Éclaireuses 23 —Gentiane Bélanger + Lucie Lefebvre

Le bourbier généreux

 

Des enchevêtrements de troncs et de branches prennent pied dans une eau turbide et s’y reflètent en un lacis serré, rehaussé par des interventions picturales. Les photographies de Lucie Lefebvre ne captent pas tant le réel qu’elles le composent. La complexité aléatoire de la nature y devient motif, entrelacs révélé par des masses franches appliquées à la peinture.

Construites, donc, ces images racontent une nature trop longtemps délaissée, maintenue dans l’angle mort du sublime et du pittoresque. Les milieux humides et leurs qualités propres ont mis du temps à faire leur place dans le panthéon artistique, les artistes ayant tardé à s’intéresser à ces environnements. Il aura fallu attendre la pleine éclosion d’approches écosystémiques pour que ces milieux gagnent en signification, le passage d’un paradigme esthétique à une appréciation processuelle de la nature. La représentation des paysages marécageux coïncide ainsi, historiquement, avec l’émergence progressive d’une forme de pensée écologique.

Le regard méditatif de Lucie Lefebvre sonde le bourbier généreux de ces espaces, ceux-ci faisant ici figure de synecdoque de la complexité systémique. Lefebvre s’intéresse à des processus sous-jacents, notamment au rôle que joue la décomposition comme terreau nécessaire à la régénération, et au rapport d’interdépendance qui lie les agents biotiques et abiotiques. Les retouches picturales viennent ponctuer de leurs lignes et de leurs masses le récit qui se déploie dans les séries photographiques de l’artiste, rapprochant les cycles de la nature et nos transformations intérieures.

 

 

 

Losange, 2020-21, 92x61cm (36x24po), composite d’aluminium

 

 

  1. Le temps passe, 2020-21, 92x61cm (36x24po), composite d’aluminium

 

 

  1. Robe des bois, 2020-21, 92x61cm (36x24po), composite d’aluminium

 

 

  1. L’enjambée, 2020-21, 92x61cm (36x24po), composite d’aluminium

 

 

  1. Vert de gris, 2020-21, 92x61cm (36x24po), composite d’aluminium

 

 

  1. Rose chagrin, 2020-21, 92x61cm (36x24po), composite d’aluminium

 

 

  1. Prendre racines, 2020-21, 92x61cm (36x24po), composite d’aluminium

 

 

  1. Tête folle, 2020-21, 92x61cm (36x24po), composite d’aluminium

 

 

Arbre ébahi, 2021, 127x85cm (50x33po), composite d’aluminium

 

 

A Generous Quagmire

 

A tangle of trunks and branches emerges from the muddy water creating a tight maze of reflections on the glassy surface, visually enhanced after the fact by the artist.

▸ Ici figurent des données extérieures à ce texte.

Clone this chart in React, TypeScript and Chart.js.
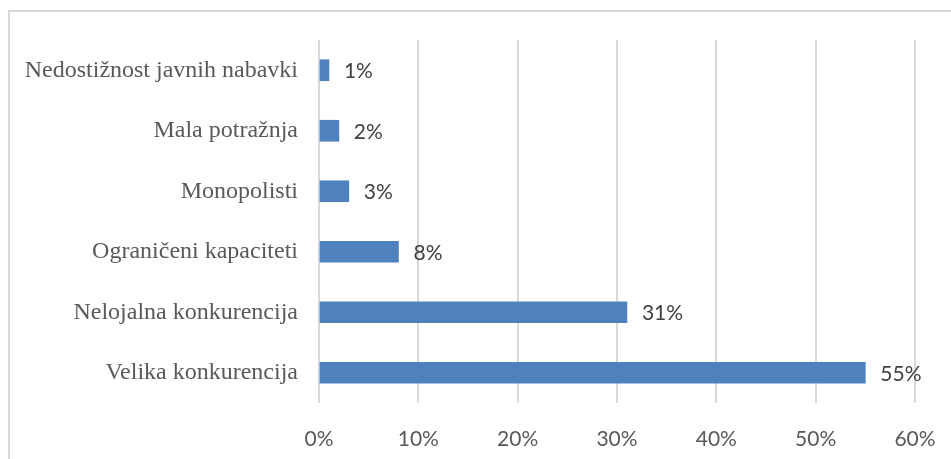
import React, { useEffect, useRef } from "react";
import { Chart, registerables } from "chart.js";

Chart.register(...registerables);

const categories: string[] = [
  "Nedostižnost javnih nabavki",
  "Mala potražnja",
  "Monopolisti",
  "Ograničeni kapaciteti",
  "Nelojalna konkurencija",
  "Velika konkurencija",
];
const values: number[] = [1, 2, 3, 8, 31, 55];
const xTicks: number[] = [0, 10, 20, 30, 40, 50, 60];

const W = 951;
const H = 459;

const framePlugin = {
  id: "frame",
  beforeDraw(chart: any) {
    const ctx = chart.ctx;
    ctx.save();
    ctx.strokeStyle = "#d9d9d9";
    ctx.lineWidth = 2;
    ctx.beginPath();
    ctx.moveTo(9, H);
    ctx.lineTo(9, 11);
    ctx.lineTo(W, 11);
    ctx.stroke();
    ctx.restore();
  },
};

const labelPlugin = {
  id: "barLabels",
  afterDatasetsDraw(chart: any) {
    const ctx = chart.ctx;
    const meta = chart.getDatasetMeta(0);
    ctx.save();
    ctx.fillStyle = "#404040";
    ctx.font = "21px Lato";
    ctx.textAlign = "left";
    ctx.textBaseline = "middle";
    meta.data.forEach((el: any, i: number) => {
      ctx.fillText(values[i] + "%", el.x + 15, el.y + 1);
    });
    ctx.restore();
  },
};

export default function App() {
  const ref = useRef<HTMLCanvasElement | null>(null);

  useEffect(() => {
    if (!ref.current) return;
    const chart = new Chart(ref.current, {
      type: "bar",
      data: {
        labels: categories,
        datasets: [
          {
            data: values,
            backgroundColor: "#4f81bd",
            borderWidth: 0,
            barThickness: 21,
          },
        ],
      },
      options: {
        indexAxis: "y",
        animation: false,
        responsive: false,
        maintainAspectRatio: false,
        layout: { padding: { top: 40, right: 36, left: 0, bottom: 0 } },
        plugins: {
          legend: { display: false },
          tooltip: { enabled: false },
        },
        scales: {
          x: {
            min: 0,
            max: 60,
            afterBuildTicks: (s: any) => {
              s.ticks = xTicks.map((v) => ({ value: v }));
            },
            afterFit: (s: any) => {
              s.height = 56;
              s.paddingLeft = 0;
              s.paddingRight = 0;
            },
            grid: { color: "#d9d9d9", lineWidth: 2, drawTicks: false },
            border: { display: false },
            ticks: {
              padding: 24,
              color: "#595959",
              font: { family: "Lato", size: 21 },
              callback: (v: any) => v + "%",
            },
          },
          y: {
            afterFit: (s: any) => {
              s.width = 319;
              s.paddingTop = 0;
              s.paddingBottom = 0;
            },
            grid: { display: false, drawTicks: false },
            border: { display: false },
            ticks: {
              padding: 21,
              color: "#595959",
              font: { family: "Liberation Serif", size: 24 },
            },
          },
        },
      },
      plugins: [framePlugin, labelPlugin],
    });
    return () => chart.destroy();
  }, []);

  return (
    <div style={{ position: "fixed", left: 0, top: 0, width: W, height: H, background: "#fff" }}>
      <canvas ref={ref} width={W} height={H} style={{ display: "block" }} />
    </div>
  );
}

As such, Lucie Lefebvre’s artworks do not capture reality; rather, they give form to reality. Here, the seemingly random complexity of nature becomes a leitmotif, expressed via these many intertwined elements accentuated by Lefebvre’s generous swathes of paint.

 

These composite images recount a part of nature too-long neglected, left in the shadows of the sublime and the picturesque. Indeed, it is only recently that wetlands and their unique characteristics have found their place among artistic subjects, and in the arts more generally. These environments gained attention with the advent of ecosystem-based approaches that embody a shift away from an aesthetic paradigm to a process-oriented appreciation of nature. In this sense, the portrayal of wetlands coincides historically with the gradual emergence of a more resolutely ecological way of thinking.

 

Lucie Lefebvre’s meditative gaze probes this generous quagmire, which in a sense is a synecdoche for the complexity of ecosystems. Her approach speaks to underlying processes, in particular the crucial role that decomposition plays in organic regeneration, and the interdependent relations that connect biotic and abiotic agents. The lines and shapes added by Lefebvre after the fact punctuate the narratives weaving through these photographic series, while also creating bridges between the cycles of nature and our own inner transformations.